● **Exercise**:
Each record must be retyped in full. No character may differ.

** Start Input **

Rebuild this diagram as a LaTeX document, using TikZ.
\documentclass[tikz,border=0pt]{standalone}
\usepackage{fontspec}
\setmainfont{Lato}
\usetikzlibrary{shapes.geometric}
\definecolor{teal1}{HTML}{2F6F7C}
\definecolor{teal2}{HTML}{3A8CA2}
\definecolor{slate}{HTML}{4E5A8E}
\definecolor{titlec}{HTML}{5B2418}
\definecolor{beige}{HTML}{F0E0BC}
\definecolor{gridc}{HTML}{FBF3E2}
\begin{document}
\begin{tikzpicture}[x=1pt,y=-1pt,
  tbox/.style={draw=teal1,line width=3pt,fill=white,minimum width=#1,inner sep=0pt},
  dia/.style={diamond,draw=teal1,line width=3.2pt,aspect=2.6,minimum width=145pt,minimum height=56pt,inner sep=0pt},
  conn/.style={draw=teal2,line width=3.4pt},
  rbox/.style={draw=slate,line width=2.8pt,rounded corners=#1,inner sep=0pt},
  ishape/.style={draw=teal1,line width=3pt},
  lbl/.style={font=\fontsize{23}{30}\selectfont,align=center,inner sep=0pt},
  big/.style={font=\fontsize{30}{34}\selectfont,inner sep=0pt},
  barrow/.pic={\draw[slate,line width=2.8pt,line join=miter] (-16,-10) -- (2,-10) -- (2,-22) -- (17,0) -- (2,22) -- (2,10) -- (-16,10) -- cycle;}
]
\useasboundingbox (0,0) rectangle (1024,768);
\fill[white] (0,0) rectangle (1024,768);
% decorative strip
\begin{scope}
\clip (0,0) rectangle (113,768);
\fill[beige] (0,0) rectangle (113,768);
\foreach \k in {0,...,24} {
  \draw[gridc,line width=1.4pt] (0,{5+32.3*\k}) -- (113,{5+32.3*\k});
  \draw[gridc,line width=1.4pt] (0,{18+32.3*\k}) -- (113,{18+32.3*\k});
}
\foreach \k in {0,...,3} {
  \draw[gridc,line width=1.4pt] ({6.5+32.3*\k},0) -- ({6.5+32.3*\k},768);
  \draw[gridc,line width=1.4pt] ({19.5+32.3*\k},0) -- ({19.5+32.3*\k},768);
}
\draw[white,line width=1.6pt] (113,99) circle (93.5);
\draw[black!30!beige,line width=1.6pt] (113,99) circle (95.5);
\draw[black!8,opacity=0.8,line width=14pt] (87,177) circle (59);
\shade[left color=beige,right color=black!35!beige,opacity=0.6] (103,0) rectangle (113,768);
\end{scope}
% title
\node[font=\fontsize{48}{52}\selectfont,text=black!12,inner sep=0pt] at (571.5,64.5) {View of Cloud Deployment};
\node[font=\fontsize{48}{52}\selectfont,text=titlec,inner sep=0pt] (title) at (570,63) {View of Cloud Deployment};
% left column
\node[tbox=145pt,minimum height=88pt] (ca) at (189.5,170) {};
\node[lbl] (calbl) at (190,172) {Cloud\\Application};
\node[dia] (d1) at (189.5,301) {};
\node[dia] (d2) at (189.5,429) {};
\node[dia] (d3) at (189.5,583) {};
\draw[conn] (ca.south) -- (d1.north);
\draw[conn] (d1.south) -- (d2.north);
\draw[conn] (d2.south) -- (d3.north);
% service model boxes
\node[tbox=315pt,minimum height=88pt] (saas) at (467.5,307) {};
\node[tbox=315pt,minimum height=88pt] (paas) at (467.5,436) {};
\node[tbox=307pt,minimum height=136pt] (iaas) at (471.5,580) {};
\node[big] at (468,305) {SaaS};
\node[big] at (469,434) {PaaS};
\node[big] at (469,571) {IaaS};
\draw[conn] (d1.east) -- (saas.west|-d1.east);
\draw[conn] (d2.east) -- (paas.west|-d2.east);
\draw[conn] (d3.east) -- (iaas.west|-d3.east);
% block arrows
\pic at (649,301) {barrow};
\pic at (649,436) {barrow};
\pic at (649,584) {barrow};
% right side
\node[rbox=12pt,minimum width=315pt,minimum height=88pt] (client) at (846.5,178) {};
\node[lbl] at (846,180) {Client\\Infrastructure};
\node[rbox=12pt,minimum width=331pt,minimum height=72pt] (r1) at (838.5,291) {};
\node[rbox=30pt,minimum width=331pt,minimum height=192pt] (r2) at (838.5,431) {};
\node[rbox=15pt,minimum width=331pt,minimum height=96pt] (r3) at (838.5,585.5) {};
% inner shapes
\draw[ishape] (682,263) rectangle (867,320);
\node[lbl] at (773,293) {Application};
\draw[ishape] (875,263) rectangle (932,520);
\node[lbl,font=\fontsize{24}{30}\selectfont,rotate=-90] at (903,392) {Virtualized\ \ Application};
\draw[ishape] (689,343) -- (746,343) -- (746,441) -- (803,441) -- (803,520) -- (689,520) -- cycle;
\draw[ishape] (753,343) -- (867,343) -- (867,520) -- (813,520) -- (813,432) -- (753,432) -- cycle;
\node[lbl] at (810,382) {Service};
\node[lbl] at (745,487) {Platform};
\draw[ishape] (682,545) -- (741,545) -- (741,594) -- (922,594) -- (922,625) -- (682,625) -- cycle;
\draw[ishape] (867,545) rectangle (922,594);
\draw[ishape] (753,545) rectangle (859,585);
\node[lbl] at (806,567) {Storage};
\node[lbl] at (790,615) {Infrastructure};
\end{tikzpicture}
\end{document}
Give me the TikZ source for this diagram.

** End Input **

● **Response**:
Rebuild this diagram as a LaTeX document, using TikZ.
\documentclass[tikz,border=0pt]{standalone}
\usepackage{fontspec}
\setmainfont{Lato}
\usetikzlibrary{shapes.geometric}
\definecolor{teal1}{HTML}{2F6F7C}
\definecolor{teal2}{HTML}{3A8CA2}
\definecolor{slate}{HTML}{4E5A8E}
\definecolor{titlec}{HTML}{5B2418}
\definecolor{beige}{HTML}{F0E0BC}
\definecolor{gridc}{HTML}{FBF3E2}
\begin{document}
\begin{tikzpicture}[x=1pt,y=-1pt,
  tbox/.style={draw=teal1,line width=3pt,fill=white,minimum width=#1,inner sep=0pt},
  dia/.style={diamond,draw=teal1,line width=3.2pt,aspect=2.6,minimum width=145pt,minimum height=56pt,inner sep=0pt},
  conn/.style={draw=teal2,line width=3.4pt},
  rbox/.style={draw=slate,line width=2.8pt,rounded corners=#1,inner sep=0pt},
  ishape/.style={draw=teal1,line width=3pt},
  lbl/.style={font=\fontsize{23}{30}\selectfont,align=center,inner sep=0pt},
  big/.style={font=\fontsize{30}{34}\selectfont,inner sep=0pt},
  barrow/.pic={\draw[slate,line width=2.8pt,line join=miter] (-16,-10) -- (2,-10) -- (2,-22) -- (17,0) -- (2,22) -- (2,10) -- (-16,10) -- cycle;}
]
\useasboundingbox (0,0) rectangle (1024,768);
\fill[white] (0,0) rectangle (1024,768);
% decorative strip
\begin{scope}
\clip (0,0) rectangle (113,768);
\fill[beige] (0,0) rectangle (113,768);
\foreach \k in {0,...,24} {
  \draw[gridc,line width=1.4pt] (0,{5+32.3*\k}) -- (113,{5+32.3*\k});
  \draw[gridc,line width=1.4pt] (0,{18+32.3*\k}) -- (113,{18+32.3*\k});
}
\foreach \k in {0,...,3} {
  \draw[gridc,line width=1.4pt] ({6.5+32.3*\k},0) -- ({6.5+32.3*\k},768);
  \draw[gridc,line width=1.4pt] ({19.5+32.3*\k},0) -- ({19.5+32.3*\k},768);
}
\draw[white,line width=1.6pt] (113,99) circle (93.5);
\draw[black!30!beige,line width=1.6pt] (113,99) circle (95.5);
\draw[black!8,opacity=0.8,line width=14pt] (87,177) circle (59);
\shade[left color=beige,right color=black!35!beige,opacity=0.6] (103,0) rectangle (113,768);
\end{scope}
% title
\node[font=\fontsize{48}{52}\selectfont,text=black!12,inner sep=0pt] at (571.5,64.5) {View of Cloud Deployment};
\node[font=\fontsize{48}{52}\selectfont,text=titlec,inner sep=0pt] (title) at (570,63) {View of Cloud Deployment};
% left column
\node[tbox=145pt,minimum height=88pt] (ca) at (189.5,170) {};
\node[lbl] (calbl) at (190,172) {Cloud\\Application};
\node[dia] (d1) at (189.5,301) {};
\node[dia] (d2) at (189.5,429) {};
\node[dia] (d3) at (189.5,583) {};
\draw[conn] (ca.south) -- (d1.north);
\draw[conn] (d1.south) -- (d2.north);
\draw[conn] (d2.south) -- (d3.north);
% service model boxes
\node[tbox=315pt,minimum height=88pt] (saas) at (467.5,307) {};
\node[tbox=315pt,minimum height=88pt] (paas) at (467.5,436) {};
\node[tbox=307pt,minimum height=136pt] (iaas) at (471.5,580) {};
\node[big] at (468,305) {SaaS};
\node[big] at (469,434) {PaaS};
\node[big] at (469,571) {IaaS};
\draw[conn] (d1.east) -- (saas.west|-d1.east);
\draw[conn] (d2.east) -- (paas.west|-d2.east);
\draw[conn] (d3.east) -- (iaas.west|-d3.east);
% block arrows
\pic at (649,301) {barrow};
\pic at (649,436) {barrow};
\pic at (649,584) {barrow};
% right side
\node[rbox=12pt,minimum width=315pt,minimum height=88pt] (client) at (846.5,178) {};
\node[lbl] at (846,180) {Client\\Infrastructure};
\node[rbox=12pt,minimum width=331pt,minimum height=72pt] (r1) at (838.5,291) {};
\node[rbox=30pt,minimum width=331pt,minimum height=192pt] (r2) at (838.5,431) {};
\node[rbox=15pt,minimum width=331pt,minimum height=96pt] (r3) at (838.5,585.5) {};
% inner shapes
\draw[ishape] (682,263) rectangle (867,320);
\node[lbl] at (773,293) {Application};
\draw[ishape] (875,263) rectangle (932,520);
\node[lbl,font=\fontsize{24}{30}\selectfont,rotate=-90] at (903,392) {Virtualized\ \ Application};
\draw[ishape] (689,343) -- (746,343) -- (746,441) -- (803,441) -- (803,520) -- (689,520) -- cycle;
\draw[ishape] (753,343) -- (867,343) -- (867,520) -- (813,520) -- (813,432) -- (753,432) -- cycle;
\node[lbl] at (810,382) {Service};
\node[lbl] at (745,487) {Platform};
\draw[ishape] (682,545) -- (741,545) -- (741,594) -- (922,594) -- (922,625) -- (682,625) -- cycle;
\draw[ishape] (867,545) rectangle (922,594);
\draw[ishape] (753,545) rectangle (859,585);
\node[lbl] at (806,567) {Storage};
\node[lbl] at (790,615) {Infrastructure};
\end{tikzpicture}
\end{document}
Give me the TikZ source for this diagram.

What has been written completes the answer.